The HERO Learning Series provides industry professionals with educational opportunities to enhance their performance in the workplace.
What are the “best” best practices? New HERO Study Suggests Organizational and Leadership Support Drives Outcomes
February 5, 2020 11:00 am Central | Register
Sara Johnson, PhD
Steven Noeldner, PhD
Kristi Rahrig Jenkins, PhD, MPH
Many organizations are interested in fostering an organizational culture that supports workforce health and well-being, but there is little research on the specific practices associated with outcomes and insufficient guidance on how to implement the practices effectively. This session highlights findings from a recently completed study leveraging data from 845 organizations completing the HERO Health and Well-being Best Practices Scorecard in Collaboration with Mercer©. The study identified a core set of practices related to organizational and leadership support that predicted higher levels of program participation, health impact, medical cost impact, and employee perceptions of organizational support. A high-level presentation of findings will be followed by an interactive panel discussion about the challenges associated with implementing the identified practices and what employers can do to implement more successful health and well-being initiatives.
Jessica Grossmeier, PhD, MPH, is Vice President of Research at HERO, where she oversees the direction and execution of the HERO research agenda. This includes providing research expertise and consultation to HERO study committees, serving as HERO’s research liaison to external contractors and study collaborators, and serving as Principal Investigator for HERO-sponsored research studies. Prior to joining HERO, Jessica served a variety of research roles which included oversight of research on best practices and outcomes associated with workplace health and well-being programs. She also has served in academic research and teaching roles at the University of Minnesota and the University of Phoenix. Jessica has contributed to more than 50 published papers and is Co-Editor of The Art of Health Promotion and the practitioner section of the American Journal of Health Promotion.

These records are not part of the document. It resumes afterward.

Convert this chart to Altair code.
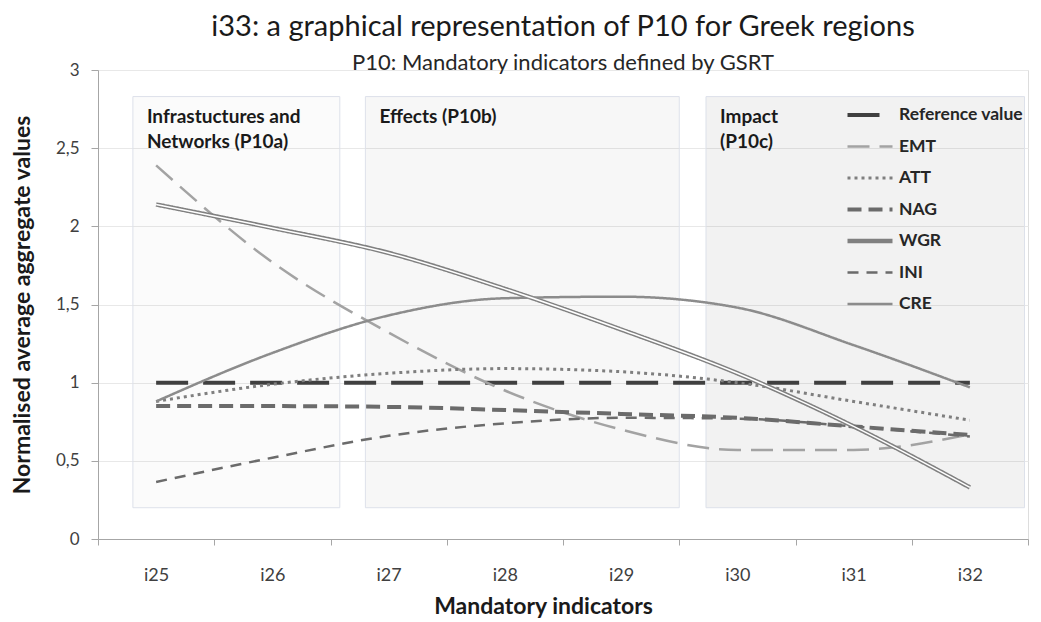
import altair as alt
import pandas as pd
import json

# ---------------- data ----------------
categories = ["i25", "i26", "i27", "i28", "i29", "i30", "i31", "i32"]
series = ["Reference value", "EMT", "ATT", "NAG", "WGR", "INI", "CRE"]

ref_vals = [1, 1, 1, 1, 1, 1, 1, 1]
emt_vals = [2.39, 1.77, 1.32, 0.95, 0.70, 0.57, 0.57, 0.67]
att_vals = [0.88, 0.99, 1.06, 1.09, 1.07, 1.00, 0.88, 0.76]
nag_vals = [0.85, 0.85, 0.845, 0.825, 0.80, 0.775, 0.72, 0.665]
wgr_vals = [2.14, 1.99, 1.83, 1.60, 1.34, 1.06, 0.72, 0.33]
ini_vals = [0.365, 0.52, 0.66, 0.74, 0.775, 0.77, 0.72, 0.655]
cre_vals = [0.88, 1.19, 1.43, 1.54, 1.55, 1.48, 1.24, 0.97]

panel_labels = ["Infrastuctures and\nNetworks (P10a)", "Effects (P10b)", "Impact\n(P10c)"]
panel_start = [0.30, 2.30, 5.23]   # in category-band units
panel_end = [2.08, 5.00, 7.97]
panel_low = [0.2, 0.2, 0.2]
panel_high = [2.83, 2.83, 2.83]

y_ticks = [0, 0.5, 1, 1.5, 2, 2.5, 3]
x_ticks = [0, 0.5, 1, 1.5, 2, 2.5, 3, 3.5, 4, 4.5, 5, 5.5, 6, 6.5, 7, 7.5, 8]

X_TITLE = "Mandatory indicators"
Y_TITLE = "Normalised average aggregate  values"

# ---------------- styles ----------------
FONT = "Lato"
line_colors = ["#404040", "#a3a3a3", "#7f7f7f", "#6b6b6b", "#808080", "#6b6b6b", "#8c8c8c"]
line_dashes = [[32, 15], [22, 10], [3, 4], [14, 7], [1, 0], [11, 8], [1, 0]]
line_widths = [4, 2.5, 3, 4, 4.5, 2.5, 2.5]
panel_fills = ["rgba(0,0,0,0.015)", "rgba(0,0,0,0.03)", "rgba(0,0,0,0.05)"]

all_vals = [ref_vals, emt_vals, att_vals, nag_vals, wgr_vals, ini_vals, cre_vals]
rows = []
for s, vals in zip(series, all_vals):
    for i, (c, v) in enumerate(zip(categories, vals)):
        rows.append({"series": s, "cat": c, "pos": i + 0.5, "value": v})
df = pd.DataFrame(rows)

panels = pd.DataFrame({
    "label": panel_labels,
    "x1": panel_start,
    "x2": panel_end,
    "y1": panel_low,
    "y2": panel_high,
})

xscale = alt.Scale(domain=[0, 8], nice=False, zero=False)
yscale = alt.Scale(domain=[0, 3], nice=False)

xaxis = alt.Axis(
    values=x_ticks,
    labelExpr=f"datum.value % 1 === 0 ? '' : {json.dumps(categories)}[floor(datum.value)]",
    tickOpacity={"condition": {"test": "datum.value % 1 === 0", "value": 1}, "value": 0},
    tickSize=6, tickColor="#a6a6a6", domainColor="#a6a6a6",
    grid=False, labelFont=FONT, labelFontSize=18, labelColor="#404040",
    labelPadding=21, labelOverlap=False, labelFlush=False,
    titleFont=FONT, titleFontSize=23, titleFontWeight="bold", titleColor="#1a1a1a",
    titlePadding=11, titleX=445,
)
yaxis = alt.Axis(
    values=y_ticks,
    labelExpr="replace(format(datum.value, '~g'), '.', ',')",
    tickSize=7, tickColor="#a6a6a6", domainColor="#a6a6a6",
    grid=True, gridColor="#e8e8e8",
    labelFont=FONT, labelFontSize=17, labelColor="#404040", labelPadding=12,
    titleFont=FONT, titleFontSize=23, titleFontWeight="bold", titleColor="#1a1a1a",
    titlePadding=21,
)

leg = alt.Legend(
    orient="none", legendX=747, legendY=37, title=None,
    symbolType="stroke", symbolSize=2025, clipHeight=16, rowPadding=13.5,
    labelFont=FONT, labelFontSize=17.5, labelFontWeight="bold", labelColor="#262626",
    labelOffset=4, padding=0,
)

rects = alt.Chart(panels).mark_rect(stroke="#dde1ea", strokeWidth=1).encode(
    x=alt.X("x1:Q", scale=xscale, axis=xaxis, title=X_TITLE),
    x2="x2:Q",
    y=alt.Y("y1:Q", scale=yscale, axis=yaxis, title=Y_TITLE),
    y2="y2:Q",
    fill=alt.Fill("label:N", scale=alt.Scale(domain=panel_labels, range=panel_fills), legend=None),
)

texts = alt.Chart(panels).mark_text(
    align="left", baseline="top", dx=14, dy=11, font=FONT, fontSize=19,
    fontWeight="bold", color="#1a1a1a", lineBreak="\n", lineHeight=25,
).encode(
    x=alt.X("x1:Q", scale=xscale, axis=xaxis, title=X_TITLE),
    y=alt.Y("y2:Q", scale=yscale, axis=yaxis, title=Y_TITLE),
    text="label:N",
)

lines = alt.Chart(df).mark_line(interpolate="monotone").encode(
    x=alt.X("pos:Q", scale=xscale, axis=xaxis, title=X_TITLE),
    y=alt.Y("value:Q", scale=yscale, axis=yaxis, title=Y_TITLE),
    color=alt.Color("series:N", scale=alt.Scale(domain=series, range=line_colors), legend=leg),
    strokeDash=alt.StrokeDash("series:N", scale=alt.Scale(domain=series, range=line_dashes), legend=leg),
    strokeWidth=alt.StrokeWidth("series:N", scale=alt.Scale(type="ordinal", domain=series, range=line_widths), legend=leg),
)

wgr_inner = alt.Chart(df).transform_filter(alt.datum.series == "WGR").mark_line(
    interpolate="monotone", color="white", strokeWidth=1.5
).encode(
    x=alt.X("pos:Q", scale=xscale, axis=xaxis, title=X_TITLE),
    y=alt.Y("value:Q", scale=yscale, axis=yaxis, title=Y_TITLE),
)

chart = alt.layer(rects, texts, lines, wgr_inner).properties(
    width=930, height=469,
    padding={"left": 3, "right": 0, "top": 5, "bottom": 0},
    title=alt.TitleParams(
        text="i33: a graphical representation of P10 for Greek regions",
        subtitle="P10: Mandatory indicators defined by  GSRT",
        font=FONT, fontSize=29, fontWeight="normal", color="#1a1a1a",
        subtitleFont=FONT, subtitleFontSize=22, subtitleColor="#262626",
        subtitlePadding=11, anchor="middle", frame="group", offset=-13,
    ),
).configure_view(strokeWidth=0).configure(background="white")

chart.save("out.html", embed_options={"renderer": "svg", "actions": False})
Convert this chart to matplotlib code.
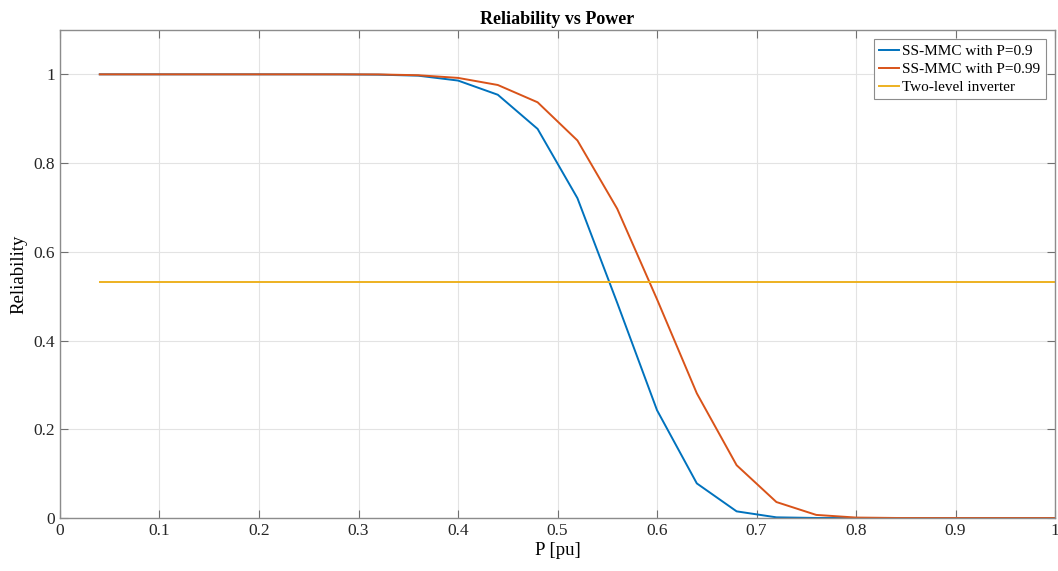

Mary Imboden, PhD, Mary is the membership manager and research associate for HERO. As the membership manager, she is the point of contact for all HERO members. Mary’s research associate role engages her in HERO research committees and HERO-sponsored research projects. Mary received her PhD in human bioenergetics from Ball State University with a primary focus in clinical exercise physiology. She has been fortunate to author and co-author several peer-reviewed publications in this area, as well as present her research findings at the national level including the AHA, ACSM, and AACVPR conferences. She is an advocate for exercise as medicine, and to stay healthy and fit Mary runs and has most recently ventured into trail running since her move to Portland, Oregon.
Sara Johnson, PhD, is co-president & CEO of Pro-Change Behavior Systems, Inc. She is also the co-editor of The Art of Health Promotion. Sara received HERO’s Mark Dundon Research Award and was named the Health Care Services Woman to Watch by Providence Business News in 2018. In 2015, she was selected as a Top 10 Health Promotion Professional by WELCOA. Most recently, she was named one of the 2019 50 on Fire by Rhode Island Inno. She has been the principal investigator on over $6 million in NIH grants to examine the effectiveness of evidence-based health and well-being interventions and has more than 40 publications. Sara received her PhD in clinical psychology from the University of Rhode Island and is currently an adjunct faculty member to the Psychology Department.
Steven Noeldner, PhD, is a senior consultant in the Total Health Management specialty practice of Mercer. Steven’s experience includes clinical practice in cardiac and pulmonary rehabilitation, hospital administration, university teaching, research, health and well-being management, corporate benefits and senior leadership (President and Chief Operating Officer). Steven’s education includes an MS in clinical exercise physiology and a PhD in exercise science with concentrations in sport psychology, cardiovascular physiology and biomechanics. He is certified by the American College of Sports Medicine as a Program Director, and serves as the Chair of the Research Committee for the Health Enhancement Research Organization (HERO). Steven has published research papers and book chapters on health and well-being, and is an accomplished speaker and presenter at national and international conferences.
Kristi Rahrig Jenkins, PhD, MPH, is the Research Program Manager for MHealthy, the health and well-being initiative for the University of Michigan’s faculty, staff, and dependents. Kristi has more than sixteen years of experience in research units at the university. Before joining MHealthy in 2009, Kristi worked for the university’s Addiction Research Center and the Institute for Social Research, exploring research questions related to health and health behavior across the life course, particularly issues related to chronic disease, family relationships, social and psychological aspects of health, and population health. Kristi holds an MPH in community health education from the University of South Florida and a PhD in Sociology from Wayne State University.